Second Period—3, Tampa Bay, Cirelli 1 (Killorn, Hedman), 1:57. 4, Tampa Bay, Colton 1 (Coleman), 5:46. 5, Tampa Bay, Stamkos 2 (McDonagh), 8:38. 6, Florida, Wennberg 1 (Weegar, Tippett), 12:34 (pp). 7, Tampa Bay, Point 3 (Hedman, Kucherov), 14:17 (pp). 8, Tampa Bay, Killorn 1 (Hedman, Point), 18:17 (pp). Penalties—Rutta, TB (Interference), 10:38; Bennett, FLA (Roughing), 11:17; Coleman, TB (Roughing), 11:17; Marchment, FLA (Hooking), 13:46; Gudas, FLA (Hooking), 16:48.
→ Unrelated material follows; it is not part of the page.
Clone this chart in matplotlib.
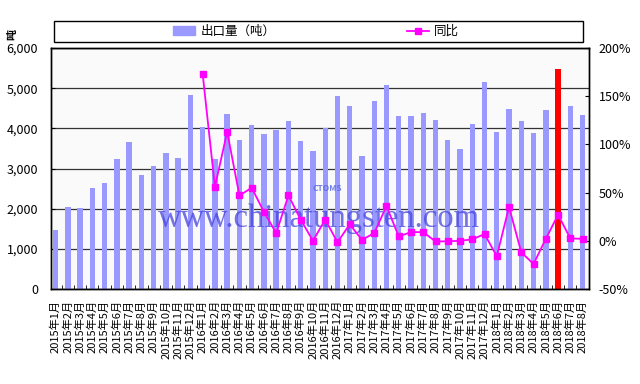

Third Period—9, Florida, Hornqvist 1 (Huberdeau, Barkov), 1:45 (pp). 10, Florida, Forsling 1 (Wennberg, Hornqvist), 16:53. Penalties—Palat, TB (Boarding), 0:41; Duclair, FLA (Cross Checking), 19:37.

Overtime—11, Florida, Lomberg 1 (Gudas, Vatrano), 5:56. Penalties—None.

Shots on Goal—Florida 12-17-14-4_47. Tampa Bay 10-12-6-3_31. Power-play opportunities—Florida 2 of 2; Tampa Bay 2 of 3. Goalies—Florida, Bobrovsky 0-1-0 (9 shots-9 saves), Florida, Driedger 0-1-0 (22-17). Tampa Bay, Vasilevskiy 2-0-0 (47-41). T—3:05. Referees—Steve Kozari, Brian Pochmara. Linesmen—Brandon Gawryletz, Matt MacPherson.